● **SHORT TASK**: Transcribe the listing that follows in full, omitting pictures.

● **INFORMATION PROVIDED**:
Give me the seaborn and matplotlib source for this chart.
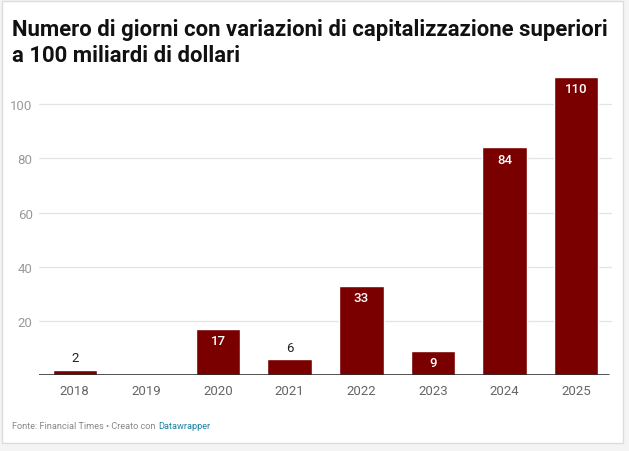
import matplotlib
matplotlib.use("Agg")
import matplotlib.pyplot as plt
import seaborn as sns
import pandas as pd
from matplotlib.patches import Rectangle

years = ["2018", "2019", "2020", "2021", "2022", "2023", "2024", "2025"]
values = [2, 0, 17, 6, 33, 9, 84, 110]
yticks = [20, 40, 60, 80, 100]

title = "Numero di giorni con variazioni di capitalizzazione superiori\na 100 miliardi di dollari"
source = "Fonte: Financial Times • Creato con"
credit = "Datawrapper"

sns.set_theme(style="white")
plt.rcParams['font.family'] = ['Roboto', 'DejaVu Sans']

df = pd.DataFrame({"year": years, "value": values})

fig = plt.figure(figsize=(6.29, 4.52), dpi=100)
fig.patch.set_facecolor("#f4f4f4")
card = Rectangle((2/629, 8/452), 621/629, 442/452, transform=fig.transFigure,
                 facecolor="white", edgecolor="#dcdcdc", linewidth=1, zorder=-5)
fig.patches.append(card)

ax = fig.add_axes([39/629, 1 - 376.25/452, 573/629, (376.25 - 75.2)/452])
ax.set_facecolor("none")
ax.set_zorder(2)
sns.barplot(data=df, x="year", y="value", color="#7a0000", width=0.62,
            saturation=1, ax=ax, zorder=3)
ax.set_xlim(-0.5, 7.5)
ax.set_ylim(0, 111)
ax.set_yticks(yticks)
for y in yticks:
    ax.axhline(y, color="#e3e3e3", linewidth=0.9, zorder=1)
ax.axhline(0, color="#222222", linewidth=1.1, zorder=4, xmax=0.995)
for s in ax.spines.values():
    s.set_visible(False)
ax.set_xlabel("")
ax.set_ylabel("")
ax.tick_params(axis="y", length=0, pad=4.5, labelsize=9.5, labelcolor="#9a9a9a")
ax.tick_params(axis="x", length=0, pad=6, labelsize=9.5, labelcolor="#666666")

for i, v in enumerate(values):
    if v == 0:
        continue
    if v >= 9:
        ax.annotate(str(v), (i, v), xytext=(0, -8.5), textcoords="offset points",
                    ha="center", va="center", color="white", fontsize=9.5, fontweight="medium")
    else:
        ax.annotate(str(v), (i, v), xytext=(0, 8.6), textcoords="offset points",
                    ha="center", va="center", color="#222222", fontsize=9.5)

fig.text(12/629, 1 - 43/452, title, fontsize=15.9, fontweight="bold",
         color="#111111", va="center", ha="left", linespacing=1.25)
t = fig.text(12/629, 1 - 427/452, source, fontsize=6.6, color="#888888", va="center", ha="left")
fig.canvas.draw()
bb = t.get_window_extent()
fig.text((bb.x1 + 3) / 629, 1 - 427/452, credit, fontsize=6.6, color="#1d81a2", va="center", ha="left")

fig.savefig("out.png", dpi=100)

● **THE ANSWER**:
Give me the seaborn and matplotlib source for this chart.
import matplotlib
matplotlib.use("Agg")
import matplotlib.pyplot as plt
import seaborn as sns
import pandas as pd
from matplotlib.patches import Rectangle

years = ["2018", "2019", "2020", "2021", "2022", "2023", "2024", "2025"]
values = [2, 0, 17, 6, 33, 9, 84, 110]
yticks = [20, 40, 60, 80, 100]

title = "Numero di giorni con variazioni di capitalizzazione superiori\na 100 miliardi di dollari"
source = "Fonte: Financial Times • Creato con"
credit = "Datawrapper"

sns.set_theme(style="white")
plt.rcParams['font.family'] = ['Roboto', 'DejaVu Sans']

df = pd.DataFrame({"year": years, "value": values})

fig = plt.figure(figsize=(6.29, 4.52), dpi=100)
fig.patch.set_facecolor("#f4f4f4")
card = Rectangle((2/629, 8/452), 621/629, 442/452, transform=fig.transFigure,
                 facecolor="white", edgecolor="#dcdcdc", linewidth=1, zorder=-5)
fig.patches.append(card)

ax = fig.add_axes([39/629, 1 - 376.25/452, 573/629, (376.25 - 75.2)/452])
ax.set_facecolor("none")
ax.set_zorder(2)
sns.barplot(data=df, x="year", y="value", color="#7a0000", width=0.62,
            saturation=1, ax=ax, zorder=3)
ax.set_xlim(-0.5, 7.5)
ax.set_ylim(0, 111)
ax.set_yticks(yticks)
for y in yticks:
    ax.axhline(y, color="#e3e3e3", linewidth=0.9, zorder=1)
ax.axhline(0, color="#222222", linewidth=1.1, zorder=4, xmax=0.995)
for s in ax.spines.values():
    s.set_visible(False)
ax.set_xlabel("")
ax.set_ylabel("")
ax.tick_params(axis="y", length=0, pad=4.5, labelsize=9.5, labelcolor="#9a9a9a")
ax.tick_params(axis="x", length=0, pad=6, labelsize=9.5, labelcolor="#666666")

for i, v in enumerate(values):
    if v == 0:
        continue
    if v >= 9:
        ax.annotate(str(v), (i, v), xytext=(0, -8.5), textcoords="offset points",
                    ha="center", va="center", color="white", fontsize=9.5, fontweight="medium")
    else:
        ax.annotate(str(v), (i, v), xytext=(0, 8.6), textcoords="offset points",
                    ha="center", va="center", color="#222222", fontsize=9.5)

fig.text(12/629, 1 - 43/452, title, fontsize=15.9, fontweight="bold",
         color="#111111", va="center", ha="left", linespacing=1.25)
t = fig.text(12/629, 1 - 427/452, source, fontsize=6.6, color="#888888", va="center", ha="left")
fig.canvas.draw()
bb = t.get_window_extent()
fig.text((bb.x1 + 3) / 629, 1 - 427/452, credit, fontsize=6.6, color="#1d81a2", va="center", ha="left")

fig.savefig("out.png", dpi=100)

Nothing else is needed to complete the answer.